So I thought I would use this idea and simply rename the repeated names within the PoisP as x1 -> px1, x2 -> px1, z -> pz.

 

So now there should be no danger of 'crosstalk' causing weird (but actually logical) behaviour witin the code.

 

Problem was after that simple change, the code refused to compile giving a linking error cannot open file 'Debug/Casy.exe'.

 

So I'm stuck and I have no idea what is happening.

 

Is it something simple like I need to rename a file in the debug folder ?

 

ANSWER NO this latter problem is because I had an instance of the code running (command window open). When I exited that DOS/command box. The code has compiled, now to see what happens !

 

The offending code is attached,

 

ps I have now made the majority the function variables 'unique' so using the passing of dummy arguments to subroutines method.

 

Attachments: 

AttachmentSize
Download casy-poisson.f905.38 KB

PoisLow still not working, everything else looks ok, any ideas why it is failing mathematically, the porting of the functions looks sound, perhaps I'm getting code blindness though ?
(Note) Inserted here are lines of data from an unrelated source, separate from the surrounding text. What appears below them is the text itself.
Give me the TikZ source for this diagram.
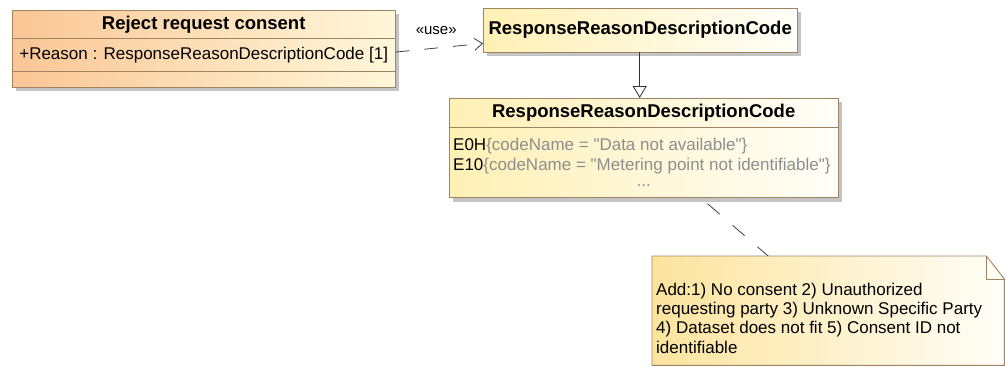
\documentclass[tikz,border=0pt]{standalone}
\usepackage{fontspec}
\setmainfont{Liberation Sans}[Ligatures=TeXOff]
\usepackage{xcolor}
\usetikzlibrary{positioning}
\usetikzlibrary{arrows.meta}
\usetikzlibrary{calc}
\usetikzlibrary{fit}
\usetikzlibrary{backgrounds}
\usetikzlibrary{shadows}

\definecolor{umlorange}{HTML}{FAC695}
\definecolor{umlcream}{HTML}{FFF7DA}
\definecolor{umlyellow}{HTML}{FFF0B5}
\definecolor{umlpale}{HTML}{FFFEF8}
\definecolor{noteyellow}{HTML}{FCE49E}
\definecolor{umlborder}{HTML}{A08462}
\definecolor{codegray}{HTML}{8E8E8E}
\definecolor{umlshadow}{HTML}{C4C4C4}

\begin{document}
\begin{tikzpicture}[
  x=1pt, y=-1pt,
  font=\fontsize{17}{19}\selectfont,
  hdr/.style={inner xsep=4pt, inner ysep=0pt, anchor=north west,
    font=\fontsize{18.5}{20}\selectfont\bfseries},
  compart/.style={inner xsep=4pt, inner ysep=0pt, anchor=north west, align=left},
  classbg/.style={draw=umlborder, line width=0.9pt, inner sep=0pt,
    drop shadow={shadow xshift=4pt, shadow yshift=-4pt, fill=umlshadow, opacity=1}},
  sep/.style={umlborder, line width=0.8pt},
  usearrow/.style={-{Straight Barb[length=8pt, width=12pt]}, dash pattern=on 14pt off 15pt, line width=0.8pt, black!75},
  genarrow/.style={-{Triangle[open, fill=white, length=12pt, width=14pt]}, line width=0.8pt, black!80},
  anchorline/.style={dash pattern=on 16pt off 17pt, dash phase=24pt, line width=0.8pt, black!75},
  codename/.style={codegray}
]
\useasboundingbox (0,0) rectangle (1005,367);

% Reject request consent
\node[hdr, minimum width=383pt, minimum height=30pt, yshift=-2pt] (rrc) at (12,8) {Reject request consent};
\node[compart, minimum width=383pt, minimum height=33pt] (rrcattr) at ([yshift=2pt]rrc.south west)
  {+Reason : ResponseReasonDescriptionCode [1]};
\node[compart, minimum width=383pt, minimum height=15pt] (rrcops) at (rrcattr.south west) {};

% ResponseReasonDescriptionCode (class)
\node[hdr, minimum width=314pt, minimum height=44pt, anchor=north west] (rrdc) at (483,8)
  {ResponseReasonDescriptionCode};

% ResponseReasonDescriptionCode (enumeration)
\node[hdr, minimum width=389pt, minimum height=29pt] (enumhdr) at (449,98)
  {ResponseReasonDescriptionCode};
\node[compart, minimum width=389pt, minimum height=70pt, inner ysep=4pt, anchor=north west,
  font=\fontsize{17}{20}\selectfont] (enumlits) at (enumhdr.south west)
  {E0H{\color{codegray}\{codeName = "Data not available"\}}\\
   E10{\color{codegray}\{codeName = "Metering point not identifiable"\}}\\[-4pt]
   \makebox[381pt]{\color{codegray}...}};

% note
\node[minimum width=352pt, minimum height=109pt, inner sep=0pt, anchor=north west] (note) at (652,256) {};
\node[compart, anchor=north west, font=\fontsize{17}{19.2}\selectfont] (notetxt)
  at ([xshift=0pt, yshift=-27pt]note.north west)
  {Add:1) No consent 2) Unauthorized\\
   requesting party 3) Unknown Specific Party\\
   4) Dataset does not fit 5) Consent ID not\\
   identifiable};

\begin{scope}[on background layer]
  % class bodies
  \node[classbg, fit=(rrc)(rrcops), left color=umlorange, right color=umlcream] (rrcbox) {};
  \node[classbg, fit=(rrdc), left color=umlyellow, right color=umlpale] (rrdcbox) {};
  \node[classbg, fit=(enumhdr)(enumlits), left color=umlyellow, right color=umlpale] (enumbox) {};
  % note body
  \path[left color=noteyellow, right color=umlpale, draw=umlborder, line width=0.9pt]
    (note.north west) -- ([xshift=-18pt]note.north east) -- ([yshift=-23pt]note.north east)
    -- (note.south east) -- (note.south west) -- cycle;
  \draw[umlborder, line width=0.9pt] ([xshift=-18pt]note.north east) |- ([yshift=-23pt]note.north east);
\end{scope}

% compartment lines
\draw[sep] (rrcattr.north west) -- (rrcattr.north east);
\draw[sep] (rrcattr.south west) -- (rrcattr.south east);
\draw[sep] (enumhdr.south west) -- (enumhdr.south east);

% connectors
\draw[usearrow] ([yshift=3pt]rrcattr.east) -- node[above=9pt, font=\fontsize{15}{16}\selectfont, black, xshift=-3pt] (uselbl) {«use»} ([yshift=9pt]rrdc.south west);
\draw[genarrow] ([xshift=-0.5pt]rrdc.south) -- ([xshift=-4pt]enumhdr.north);
\draw[anchorline] ([xshift=57pt]enumlits.south) -- ([xshift=-60pt]note.north);

\end{tikzpicture}
\end{document}
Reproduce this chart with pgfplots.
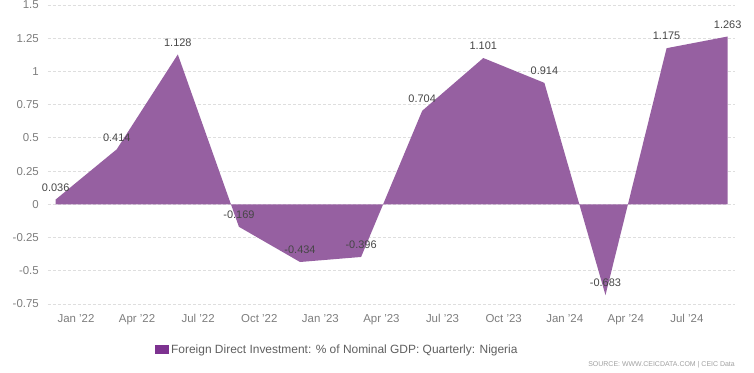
\documentclass[border=0pt]{standalone}
\usepackage{fontspec}
\setmainfont{Liberation Sans}
\usepackage{pgfplots}
\pgfplotsset{compat=1.18}
\usepackage{pgfplotstable}
\definecolor{fdi}{RGB}{150,96,161}
\definecolor{fdileg}{RGB}{125,50,144}
\definecolor{tickgray}{RGB}{125,125,125}
\definecolor{labelgray}{RGB}{70,70,70}
\definecolor{legendgray}{RGB}{95,95,95}
\definecolor{gridgray}{RGB}{222,222,222}
\definecolor{srcgray}{RGB}{160,160,160}

\pgfplotstableread{
x y label
-1 0.036 0.036
2 0.414 0.414
5 1.128 1.128
8 -0.169 -0.169
11 -0.434 -0.434
14 -0.396 -0.396
17 0.704 0.704
20 1.101 1.101
23 0.914 0.914
26 -0.683 -0.683
29 1.175 1.175
32 1.263 1.263
}\fdidata

\begin{document}
\begin{tikzpicture}
\path[use as bounding box] (-48bp,-69bp) rectangle (706bp,304bp);
\begin{axis}[
  at={(0,0)}, anchor=south west,
  scale only axis, width=687bp, height=299bp,
  xmin=-1.375, xmax=32.36, ymin=-0.75, ymax=1.5,
  xtick={0,3,6,9,12,15,18,21,24,27,30},
  xticklabels={Jan '22,Apr '22,Jul '22,Oct '22,Jan '23,Apr '23,Jul '23,Oct '23,Jan '24,Apr '24,Jul '24},
  ytick={-0.75,-0.5,-0.25,0,0.25,0.5,0.75,1,1.25,1.5},
  yticklabels={-0.75,-0.5,-0.25,0,0.25,0.5,0.75,1,1.25,1.5},
  axis line style={draw=none},
  major tick length=0pt,
  ymajorgrids,
  grid style={gridgray, dash pattern=on 3bp off 2bp, line width=0.8bp},
  tick label style={font=\fontsize{11.5}{13}\selectfont, text=tickgray, inner sep=0pt},
  yticklabel style={anchor=east, xshift=-9bp},
  xticklabel style={anchor=north, yshift=-10bp},
  legend style={at={(axis description cs:0.1557,-0.1538)}, anchor=west, draw=none, fill=none,
    inner sep=0pt, font=\fontsize{12}{14}\selectfont, text=legendgray},
  legend image code/.code={\fill[fdileg] (0bp,-4.5bp) rectangle (14bp,4.5bp);},
  clip=false,
]
\addplot[fill=fdi, draw=none] table[x=x, y=y] {\fdidata} \closedcycle;
\addlegendentry{Foreign Direct Investment: \% of Nominal GDP: Quarterly: Nigeria}
\addplot[draw=none, mark=none, nodes near coords, point meta=explicit symbolic,
  nodes near coords style={anchor=center, yshift=12bp, font=\fontsize{11}{12}\selectfont,
  text=labelgray, inner sep=0pt}]
  table[x=x, y=y, meta=label] {\fdidata};
\end{axis}
\node[anchor=east, inner sep=0pt, font=\fontsize{7}{8}\selectfont, text=srcgray] at (687bp,-61bp)
  {SOURCE: WWW.CEICDATA.COM | CEIC Data};
\end{tikzpicture}
\end{document}
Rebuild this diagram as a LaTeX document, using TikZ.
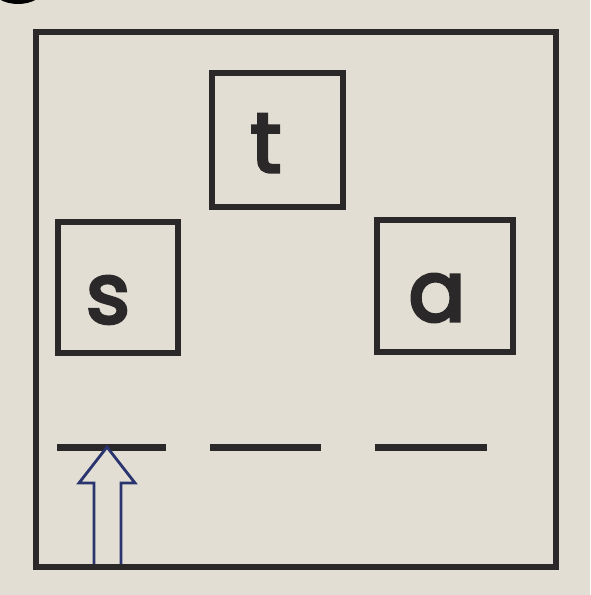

NB confint.xls can be used to check the correct working of the fortran code.

Attachments: 

Now this gets strange.

 

Instead of using 'function' I thought I woulod code up a version using a PoisP as a subroutine to PoisLow just to test the code in this way. Doing it this way seems to have worked ??!!!

 

How come ?

 

 

Attachments: 

AttachmentSize
Download subroutine-version.txt2.61 KB

John,

There are quite a few comments to work through.  Just a note, my perspecive is a bit opposite to yours, and I primarily deal with fortran 90 and use features of 03 and 08 when I can and do not deal much with '77 code.  Books I keep on my shelf related to fortran are "Modern Fortran explained" by Metcalf and "Modern Fortran in Practice" by Markus.  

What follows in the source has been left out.